Don’t be fooled by images of resorts where the rich and famous stay. There is a wide variety of excellent accommodation on Santorini for every budget. When you decide what your budget is per night/per stay you can use the following links to help you find something that works for you. These are some of the best websites I’ve used to find great accommodation all over the world.
◊ My highest recommendation is: airbnb Santorini You can find an apartment or even a private home and feel like you live in Santorini, not just like you’re visiting. I love airbnb for nearly all of my destinations.

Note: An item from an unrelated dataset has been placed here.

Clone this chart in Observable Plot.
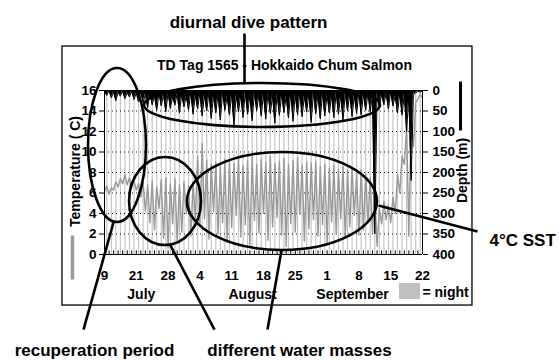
<!DOCTYPE html>
<html><head><meta charset="utf-8">
<script src="https://cdn.jsdelivr.net/npm/d3@7"></script>
<script src="https://cdn.jsdelivr.net/npm/@observablehq/plot@0.6"></script>
<style>body{margin:0;background:#fff}#chart svg{display:block}</style>
</head><body><div id="chart"></div>
<script>
// ---- data ----
const sampleStepDays = 0.5; // one reading every half day, day 0 = first tick
const temperatureC = [
  6.1, 6.7, 5.9, 6.5, 6.3, 7.1, 6.6, 7.4, 6.9, 7.8, 6.8, 7.5, 6.5, 7.1, 6.3, 6.9, 5.6,
  7.0, 4.2, 6.8, 3.1, 7.2, 2.4, 6.6, 4.5, 7.3, 1.6, 7.5, 0.6, 6.9, 3.0, 7.4, 1.2, 6.8, 2.2, 7.1, 4.0, 6.7, 1.8, 7.0, 3.4,
  9.6, 2.8, 10.8, 3.5, 9.2, 1.5, 8.8, 4.2, 9.0, 2.0, 8.6, 3.1, 9.3, 1.2, 9.1, 2.6, 8.9, 3.8, 9.4, 1.7,
  8.7, 2.9, 9.2, 0.9, 9.5, 3.3, 8.8, 2.1, 9.3, 4.0, 9.0, 1.4, 9.6, 2.7, 8.9, 3.6, 9.1, 1.9, 9.4, 0.8,
  8.8, 3.0, 9.2, 2.2, 9.5, 3.9, 8.7, 1.3, 9.0, 2.5, 8.9, 3.4, 9.1, 1.8, 8.6, 2.9, 8.8, 1.1, 8.4, 3.2,
  8.7, 2.0, 8.3, 3.5, 8.6, 1.6, 8.2, 2.7, 8.5, 3.8, 8.0, 1.9, 8.3, 2.4, 7.9, 3.1,
  7.5, 2.2, 6.0, 0.8, 4.5, 3.0, 5.2, 3.4, 4.8, 3.1, 5.6, 4.0, 7.8, 6.0, 9.6, 8.8, 12.5, 1.8, 13.2, 10.5, 14.8, 15.2, 15.6, 15.3
];
const depthM = [
  2, 12, 0, 18, 4, 25, 3, 14, 1, 20, 5, 16, 2, 22, 6, 28, 3,
  30, 8, 42, 5, 35, 12, 48, 6, 38, 10, 52, 4, 44, 15, 36, 7, 55, 9, 40, 13, 47, 5, 58, 11,
  45, 6, 62, 10, 50, 4, 68, 12, 55, 8, 72, 5, 48, 14, 60, 7, 85, 9, 52, 11,
  66, 4, 58, 13, 74, 6, 49, 10, 63, 8, 70, 5, 56, 12, 80, 7, 61, 9, 54, 14,
  67, 5, 75, 10, 59, 6, 64, 13, 52, 8, 78, 4, 57, 11, 69, 7, 62, 9, 55, 12,
  66, 5, 58, 10, 73, 6, 50, 8, 64, 11, 56, 4, 60, 9, 48, 7,
  52, 8, 350, 5, 40, 10, 35, 6, 45, 4, 38, 12, 55, 7, 60, 8, 100, 12, 220, 10, 6, 2, 4, 1
];
const nightDays = [0.5,1.5,2.5,3.5,4.5,5.5,6.5,7.5,8.5,9.5,10.5,11.5,12.5,13.5,14.5,15.5,16.5,17.5,18.5,19.5,
  20.5,21.5,22.5,23.5,24.5,25.5,26.5,27.5,28.5,29.5,30.5,31.5,32.5,33.5,34.5,35.5,36.5,37.5,38.5,39.5,
  40.5,41.5,42.5,43.5,44.5,45.5,46.5,47.5,48.5,49.5,50.5,51.5,52.5,53.5,54.5,55.5,56.5,57.5,58.5,59.5,
  60.5,61.5,62.5,63.5,64.5,65.5,66.5,67.5,68.5,69.5];
const dayTickPositions = [0, 7, 14, 21, 28, 35, 42, 49, 56, 63, 70];
const dayTickLabels = ["9", "21", "28", "4", "11", "18", "25", "1", "8", "15", "22"];
const monthNames = ["July", "August", "September"];
const tempTicks = [0, 2, 4, 6, 8, 10, 12, 14, 16];
const depthTicks = [0, 50, 100, 150, 200, 250, 300, 350, 400];
const gridTemps = [2, 4, 6, 8, 10, 12, 14];

// ---- layout (data units) ----
const maxT = 16, maxDepth = 400;
const depthToY = d => maxT - d * maxT / maxDepth;
const font = "'Liberation Sans', Arial, Helvetica, sans-serif";
const monthX = [8.1, 32.6, 54.6];
const ellipses = [
  {cx: 2.86, cy: 10.63, rx: 6.38, ry: 7.51},
  {cx: 34.78, cy: 14.54, rx: 25.97, ry: 2.15},
  {cx: 13.43, cy: 5.17, rx: 7.92, ry: 4.29},
  {cx: 39.18, cy: 5.17, rx: 20.91, ry: 4.78}
];
const pointers = [
  {x1: 30.82, y1: 21.56, x2: 30.82, y2: 16.68},
  {x1: -4.62, y1: -7.32, x2: 1.98, y2: 3.12},
  {x1: 24.21, y1: -7.32, x2: 14.53, y2: 0.88},
  {x1: 35.88, y1: -7.32, x2: 38.96, y2: 0.39},
  {x1: 60.31, y1: 4.78, x2: 82.1, y2: 2.24}
];

function ellipseMark(list) {
  return (index, scales, values, dimensions) => {
    const sx = scales.x, sy = scales.y;
    const g = d3.create("svg:g").attr("fill", "none").attr("stroke", "black").attr("stroke-width", 2.6);
    for (const e of list) {
      const cx = sx(e.cx), cy = sy(e.cy);
      g.append("ellipse").attr("cx", cx).attr("cy", cy)
        .attr("rx", Math.abs(sx(e.cx + e.rx) - cx))
        .attr("ry", Math.abs(sy(e.cy + e.ry) - cy));
    }
    return g.node();
  };
}

const chart = Plot.plot({
  width: 559, height: 360,
  marginLeft: 104, marginRight: 137, marginTop: 90, marginBottom: 106,
  x: {domain: [0, 70], axis: null},
  y: {domain: [0, maxT], axis: null},
  style: {fontFamily: font, fontWeight: "bold", fontSize: "13.5px", color: "black", background: "white", overflow: "visible"},
  marks: [
    Plot.rect([{x1: -9.25, x2: 81.0, y1: 20.29, y2: -4.98}], {x1: "x1", x2: "x2", y1: "y1", y2: "y2", fill: "none", stroke: "black", strokeWidth: 1.3}),
    Plot.ruleX(nightDays, {stroke: "#c6c6c6", strokeWidth: 1.2}),
    Plot.ruleY(gridTemps, {stroke: "black", strokeWidth: 0.9, strokeDasharray: "1,3"}),
    Plot.line(temperatureC, {x: (d, i) => i * sampleStepDays, y: d => d, stroke: "#999999", strokeWidth: 1.4}),
    Plot.areaY(depthM, {x: (d, i) => i * sampleStepDays, y1: maxT, y2: d => depthToY(d), fill: "black"}),
    Plot.line(depthM, {x: (d, i) => i * sampleStepDays, y: d => depthToY(d), stroke: "black", strokeWidth: 1}),
    Plot.ruleY([0], {stroke: "black", strokeWidth: 1}),
    Plot.ruleX([0, 70], {stroke: "black", strokeWidth: 1}),
    Plot.ruleX(d3.range(0, 71), {y1: 0, y2: 0.35, stroke: "black", strokeWidth: 1}),
    Plot.axisX(dayTickPositions, {anchor: "bottom", tickSize: 0, tickPadding: 16, label: null,
      tickFormat: d => dayTickLabels[dayTickPositions.indexOf(d)], fontSize: 13.5}),
    Plot.axisY(tempTicks, {anchor: "left", tickSize: 5, tickPadding: 3, label: null, fontSize: 13.5}),
    Plot.axisY(depthTicks.map(depthToY), {anchor: "right", tickSize: 5, tickPadding: 5, label: null, fontSize: 13.5,
      tickFormat: t => String(Math.round((maxT - t) * maxDepth / maxT))}),
    Plot.text(monthNames, {x: (d, i) => monthX[i], y: -3.9, text: d => d, fontSize: 14}),
    Plot.rect([{x1: 64.93, x2: 69.56, y1: -2.83, y2: -4.39}], {x1: "x1", x2: "x2", y1: "y1", y2: "y2", fill: "#c0c0c0"}),
    Plot.text(["= night"], {x: 70.0, y: -3.75, textAnchor: "start", fontSize: 14}),
    Plot.text(["TD Tag 1565 - Hokkaido Chum Salmon"], {x: 39.62, y: 18.44, fontSize: 14}),
    Plot.text(["Temperature ( C)"], {x: -6.38, y: 8.1, rotate: -90, fontSize: 14}),
    Plot.text(["Depth (m)"], {x: 78.8, y: 8.2, rotate: -90, fontSize: 14}),
    Plot.link([{x: -7.05, y1: 1.85, y2: -2.44}], {x1: "x", x2: "x", y1: "y1", y2: "y2", stroke: "#999999", strokeWidth: 3.5}),
    Plot.link([{x: 78.36, y1: 16.88, y2: 12.1}], {x1: "x", x2: "x", y1: "y1", y2: "y2", stroke: "black", strokeWidth: 3}),
    ellipseMark(ellipses),
    Plot.link(pointers, {x1: "x1", y1: "y1", x2: "x2", y2: "y2", stroke: "black", strokeWidth: 2.6}),
    Plot.text(["diurnal dive pattern"], {x: 31.7, y: 22.63, fontSize: 17}),
    Plot.text(["recuperation period"], {x: -2.2, y: -9.37, fontSize: 17}),
    Plot.text(["different water masses"], {x: 42.92, y: -9.37, fontSize: 17}),
    Plot.text(["4°C SST"], {x: 84.75, y: 1.37, textAnchor: "start", fontSize: 17})
  ]
});
document.getElementById("chart").appendChild(chart);
</script></body></html>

◊ Also reliable: Tripadvisor
◊ Truly on a budget? Hostelworld
◊ Want some seriously luxurious diggs or gorgeous boutique hotels? Mr and Mrs Smith Accommodations
See, Do, Experience
Santorini is a photographer’s dream and a romantic’s paradise. I stayed there for a week and never got bored. Here are my suggestions for truly enjoying your time on Santorini.
◊ Sunsets on the caldera
Thira and Oia sit on the caldera, the huge cliff created by the volcano that formed Santorini. Find a spot or a restaurant with a terrace, have a glass of wine or dinner, and enjoy the sunset. If having dinner, best to make a reservation at certain restaurants with the best views, but this was not a concern when I was there in May.
◊ Enjoy the beaches
The beaches are on the east side of Santorini, which is a great place to watch the sunrise, btw. The beaches are mostly pebble beaches, so you may need your water shoes for sensitive feet. Kamari and Perissa are the two most popular for hotels, but Red Beach is stunning. Pack a picnic as there are no services on Red Beach. Agios Georgios is very tourist friendly. Beach chairs usually belong to the restaurant/cafe they are in front of and you can pay a small fee for the use of your chair and it is totally worth it.
◊ Akrotiri ruins
It wouldn’t be Greece without some ruins, right? The structure used to house and protect these ruins is almost as impressive as the ruins themselves. It’s a curvy, hilly 30 min bus ride from Thira.
◊ Stroll from Thira to Oia (ee-uh)
Get your camera ready. Santorini with its many blue domes is a photographer’s paradise. From the center of Thira, just head north and keep walking along the caldera and before long you’ll be in the village of Oia, also famous for its blue domes. You can see Oia from Thira. Take some detours and wander the streets for more great photo opportunities.
There is no shortage of great restaurants on Santorini. As you wander and explore during the day, look for a great place to have dinner. Try boujourdi as a starter, and octopus as a main course, two of my favorite things to eat in Greece. And don’t forget the Greek iced coffee as a great afternoon pick-me-up.